DATA SHOWN >>
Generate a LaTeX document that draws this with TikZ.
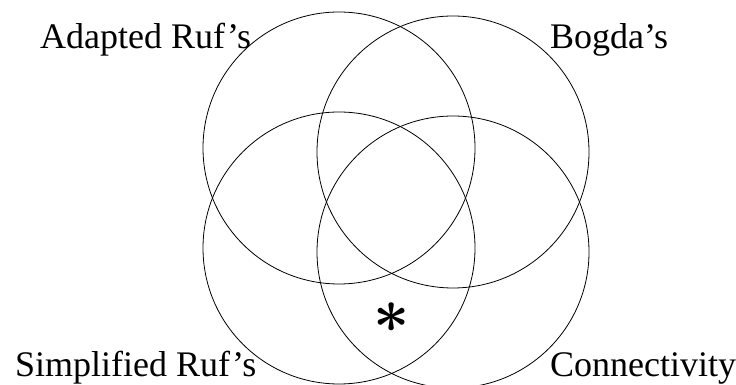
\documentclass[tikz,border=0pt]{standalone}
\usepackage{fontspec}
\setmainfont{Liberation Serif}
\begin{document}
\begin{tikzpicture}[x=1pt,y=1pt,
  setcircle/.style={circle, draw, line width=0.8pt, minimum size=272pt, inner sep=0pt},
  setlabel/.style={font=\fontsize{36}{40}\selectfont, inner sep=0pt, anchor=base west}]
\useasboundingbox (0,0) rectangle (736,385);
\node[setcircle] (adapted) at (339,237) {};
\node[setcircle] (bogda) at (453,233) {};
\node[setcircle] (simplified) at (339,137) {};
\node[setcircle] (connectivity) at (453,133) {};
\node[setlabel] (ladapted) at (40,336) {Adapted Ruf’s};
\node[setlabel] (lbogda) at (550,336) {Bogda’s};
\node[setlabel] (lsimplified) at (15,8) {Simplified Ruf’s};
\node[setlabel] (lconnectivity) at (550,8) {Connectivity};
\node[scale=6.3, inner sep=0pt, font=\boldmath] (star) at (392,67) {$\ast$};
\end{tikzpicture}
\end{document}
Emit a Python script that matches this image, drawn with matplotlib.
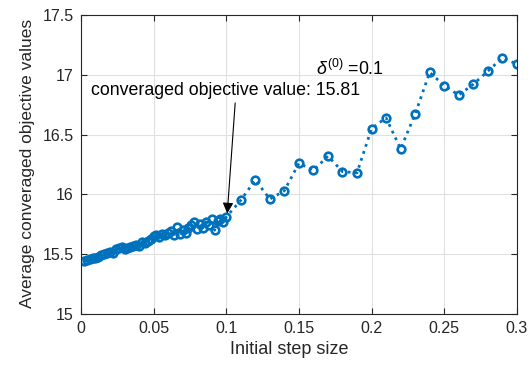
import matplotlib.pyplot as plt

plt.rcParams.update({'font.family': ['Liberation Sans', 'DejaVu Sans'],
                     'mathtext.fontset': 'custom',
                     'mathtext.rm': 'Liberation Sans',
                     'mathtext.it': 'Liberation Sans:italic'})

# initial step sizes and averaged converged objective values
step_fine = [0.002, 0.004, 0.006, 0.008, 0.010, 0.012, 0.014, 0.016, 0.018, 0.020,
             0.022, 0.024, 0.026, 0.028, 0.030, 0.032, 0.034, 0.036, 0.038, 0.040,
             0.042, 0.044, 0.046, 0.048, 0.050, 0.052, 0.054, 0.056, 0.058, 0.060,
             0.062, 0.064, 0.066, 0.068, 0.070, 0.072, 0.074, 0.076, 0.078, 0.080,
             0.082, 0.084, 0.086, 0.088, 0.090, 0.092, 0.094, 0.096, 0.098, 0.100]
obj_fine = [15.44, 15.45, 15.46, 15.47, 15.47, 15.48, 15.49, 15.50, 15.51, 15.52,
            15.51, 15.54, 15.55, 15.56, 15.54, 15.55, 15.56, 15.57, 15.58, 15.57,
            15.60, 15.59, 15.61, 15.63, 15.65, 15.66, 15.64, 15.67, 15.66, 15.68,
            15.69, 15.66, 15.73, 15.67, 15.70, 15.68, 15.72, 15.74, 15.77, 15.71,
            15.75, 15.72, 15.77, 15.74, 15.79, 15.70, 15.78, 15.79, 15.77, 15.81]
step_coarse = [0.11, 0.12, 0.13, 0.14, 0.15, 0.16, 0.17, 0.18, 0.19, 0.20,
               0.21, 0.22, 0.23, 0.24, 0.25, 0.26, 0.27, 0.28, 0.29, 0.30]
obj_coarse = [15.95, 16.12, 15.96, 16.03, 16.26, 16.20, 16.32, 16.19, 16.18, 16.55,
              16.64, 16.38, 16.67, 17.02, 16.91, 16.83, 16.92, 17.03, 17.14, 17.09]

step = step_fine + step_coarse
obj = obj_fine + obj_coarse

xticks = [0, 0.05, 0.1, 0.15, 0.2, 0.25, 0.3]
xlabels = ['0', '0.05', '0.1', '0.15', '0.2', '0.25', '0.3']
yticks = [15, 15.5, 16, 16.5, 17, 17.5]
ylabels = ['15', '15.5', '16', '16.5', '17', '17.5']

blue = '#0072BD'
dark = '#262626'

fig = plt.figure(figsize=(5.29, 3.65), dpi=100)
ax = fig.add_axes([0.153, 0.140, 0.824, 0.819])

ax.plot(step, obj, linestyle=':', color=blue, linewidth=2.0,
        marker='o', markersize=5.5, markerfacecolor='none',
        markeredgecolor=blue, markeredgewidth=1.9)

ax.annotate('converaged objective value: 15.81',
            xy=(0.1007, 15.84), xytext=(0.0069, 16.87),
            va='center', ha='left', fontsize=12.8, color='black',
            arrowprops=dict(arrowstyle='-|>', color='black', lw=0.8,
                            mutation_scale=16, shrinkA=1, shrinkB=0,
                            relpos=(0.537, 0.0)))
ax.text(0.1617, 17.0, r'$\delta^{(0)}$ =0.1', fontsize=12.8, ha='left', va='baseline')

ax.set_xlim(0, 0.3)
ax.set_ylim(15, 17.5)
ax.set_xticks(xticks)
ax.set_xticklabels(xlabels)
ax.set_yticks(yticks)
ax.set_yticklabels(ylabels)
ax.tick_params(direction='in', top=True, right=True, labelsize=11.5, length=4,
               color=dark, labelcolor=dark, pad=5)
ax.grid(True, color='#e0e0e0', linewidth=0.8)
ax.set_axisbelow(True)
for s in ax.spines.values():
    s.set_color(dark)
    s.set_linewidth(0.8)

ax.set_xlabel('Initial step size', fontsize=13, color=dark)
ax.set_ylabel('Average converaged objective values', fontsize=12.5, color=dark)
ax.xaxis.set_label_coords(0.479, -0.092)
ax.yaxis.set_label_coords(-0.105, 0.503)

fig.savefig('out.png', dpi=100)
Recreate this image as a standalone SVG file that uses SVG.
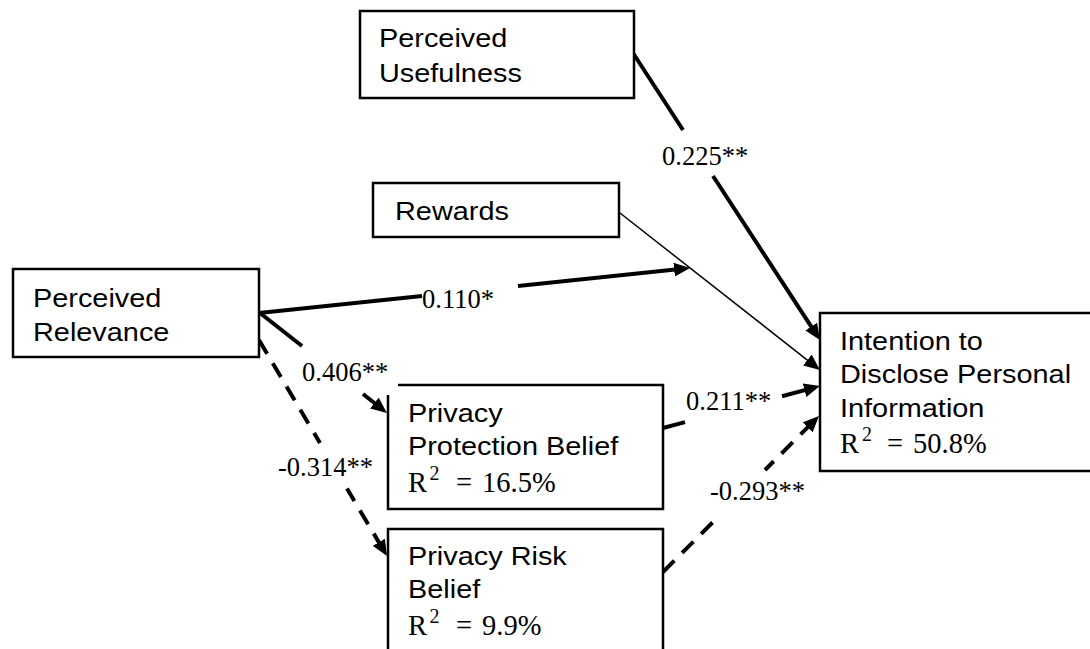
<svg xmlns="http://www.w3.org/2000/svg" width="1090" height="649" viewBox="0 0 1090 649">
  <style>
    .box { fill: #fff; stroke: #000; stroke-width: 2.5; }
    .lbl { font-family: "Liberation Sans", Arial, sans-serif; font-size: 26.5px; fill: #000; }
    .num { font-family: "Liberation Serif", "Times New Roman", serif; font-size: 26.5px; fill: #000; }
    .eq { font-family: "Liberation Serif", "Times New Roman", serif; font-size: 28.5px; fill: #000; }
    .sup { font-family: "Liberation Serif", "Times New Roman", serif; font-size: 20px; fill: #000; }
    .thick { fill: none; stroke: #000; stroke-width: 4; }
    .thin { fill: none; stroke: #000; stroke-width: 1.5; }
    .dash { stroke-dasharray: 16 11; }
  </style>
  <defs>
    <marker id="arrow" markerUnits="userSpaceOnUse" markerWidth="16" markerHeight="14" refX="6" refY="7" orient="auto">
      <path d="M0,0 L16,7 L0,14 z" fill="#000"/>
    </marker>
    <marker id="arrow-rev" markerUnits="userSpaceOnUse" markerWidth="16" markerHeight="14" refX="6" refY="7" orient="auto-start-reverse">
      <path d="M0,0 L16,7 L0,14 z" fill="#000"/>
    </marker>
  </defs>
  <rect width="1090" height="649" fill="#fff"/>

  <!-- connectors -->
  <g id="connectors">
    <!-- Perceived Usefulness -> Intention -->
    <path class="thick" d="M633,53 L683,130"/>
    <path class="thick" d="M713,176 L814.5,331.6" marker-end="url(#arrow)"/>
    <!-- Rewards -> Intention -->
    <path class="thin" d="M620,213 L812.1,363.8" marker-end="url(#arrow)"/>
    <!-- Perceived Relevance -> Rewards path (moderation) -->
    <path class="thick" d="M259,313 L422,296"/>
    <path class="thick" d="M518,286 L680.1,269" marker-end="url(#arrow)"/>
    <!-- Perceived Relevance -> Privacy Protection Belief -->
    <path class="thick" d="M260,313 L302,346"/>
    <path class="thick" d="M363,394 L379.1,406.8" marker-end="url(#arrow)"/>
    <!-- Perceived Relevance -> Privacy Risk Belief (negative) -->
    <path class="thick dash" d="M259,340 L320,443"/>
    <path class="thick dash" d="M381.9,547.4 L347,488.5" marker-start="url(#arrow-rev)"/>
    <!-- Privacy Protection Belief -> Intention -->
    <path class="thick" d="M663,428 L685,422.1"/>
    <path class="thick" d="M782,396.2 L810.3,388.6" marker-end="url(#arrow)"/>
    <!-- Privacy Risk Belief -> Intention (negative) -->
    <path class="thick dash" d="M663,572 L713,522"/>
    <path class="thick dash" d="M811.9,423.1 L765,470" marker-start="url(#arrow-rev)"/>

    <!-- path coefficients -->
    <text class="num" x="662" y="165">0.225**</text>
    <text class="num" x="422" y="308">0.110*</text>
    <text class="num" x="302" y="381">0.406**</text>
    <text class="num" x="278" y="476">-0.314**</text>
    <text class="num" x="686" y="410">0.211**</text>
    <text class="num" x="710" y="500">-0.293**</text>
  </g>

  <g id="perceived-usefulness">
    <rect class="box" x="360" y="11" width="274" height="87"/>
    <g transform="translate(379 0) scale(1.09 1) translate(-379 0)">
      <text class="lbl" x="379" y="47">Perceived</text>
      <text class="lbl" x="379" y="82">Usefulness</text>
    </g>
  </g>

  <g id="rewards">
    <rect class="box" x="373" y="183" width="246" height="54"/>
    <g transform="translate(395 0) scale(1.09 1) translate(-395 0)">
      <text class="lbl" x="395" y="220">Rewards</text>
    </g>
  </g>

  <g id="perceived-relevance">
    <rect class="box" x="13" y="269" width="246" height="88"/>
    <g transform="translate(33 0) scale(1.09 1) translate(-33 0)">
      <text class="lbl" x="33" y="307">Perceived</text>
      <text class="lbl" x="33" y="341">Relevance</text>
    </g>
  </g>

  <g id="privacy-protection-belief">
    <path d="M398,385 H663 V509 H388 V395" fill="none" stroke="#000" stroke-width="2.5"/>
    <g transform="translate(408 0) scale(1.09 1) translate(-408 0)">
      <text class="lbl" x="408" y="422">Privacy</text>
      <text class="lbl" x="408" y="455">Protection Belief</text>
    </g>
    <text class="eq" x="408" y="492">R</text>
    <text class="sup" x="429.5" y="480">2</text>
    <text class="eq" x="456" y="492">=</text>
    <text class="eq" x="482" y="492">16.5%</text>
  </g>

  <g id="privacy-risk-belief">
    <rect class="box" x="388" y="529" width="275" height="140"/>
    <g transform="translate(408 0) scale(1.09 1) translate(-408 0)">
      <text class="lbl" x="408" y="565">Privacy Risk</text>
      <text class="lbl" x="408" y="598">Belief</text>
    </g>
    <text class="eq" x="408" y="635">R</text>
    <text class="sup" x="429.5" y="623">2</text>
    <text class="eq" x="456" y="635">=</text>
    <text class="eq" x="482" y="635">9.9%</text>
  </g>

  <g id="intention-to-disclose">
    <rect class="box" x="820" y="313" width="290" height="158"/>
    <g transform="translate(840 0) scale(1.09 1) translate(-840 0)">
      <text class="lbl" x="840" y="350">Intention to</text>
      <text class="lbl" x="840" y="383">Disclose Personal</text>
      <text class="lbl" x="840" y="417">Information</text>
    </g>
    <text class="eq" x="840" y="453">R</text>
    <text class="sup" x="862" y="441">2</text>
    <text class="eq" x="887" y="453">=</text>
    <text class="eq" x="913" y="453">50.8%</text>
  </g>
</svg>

EXERCISE DETAILS >> Quote only what lies between the first line of the records and the line containing "import matplotlib.pyplot as plt", please, including both lines and excluding images.

SOLUTION >>
Generate a LaTeX document that draws this with TikZ.
\documentclass[tikz,border=0pt]{standalone}
\usepackage{fontspec}
\setmainfont{Liberation Serif}
\begin{document}
\begin{tikzpicture}[x=1pt,y=1pt,
  setcircle/.style={circle, draw, line width=0.8pt, minimum size=272pt, inner sep=0pt},
  setlabel/.style={font=\fontsize{36}{40}\selectfont, inner sep=0pt, anchor=base west}]
\useasboundingbox (0,0) rectangle (736,385);
\node[setcircle] (adapted) at (339,237) {};
\node[setcircle] (bogda) at (453,233) {};
\node[setcircle] (simplified) at (339,137) {};
\node[setcircle] (connectivity) at (453,133) {};
\node[setlabel] (ladapted) at (40,336) {Adapted Ruf’s};
\node[setlabel] (lbogda) at (550,336) {Bogda’s};
\node[setlabel] (lsimplified) at (15,8) {Simplified Ruf’s};
\node[setlabel] (lconnectivity) at (550,8) {Connectivity};
\node[scale=6.3, inner sep=0pt, font=\boldmath] (star) at (392,67) {$\ast$};
\end{tikzpicture}
\end{document}
Emit a Python script that matches this image, drawn with matplotlib.
import matplotlib.pyplot as plt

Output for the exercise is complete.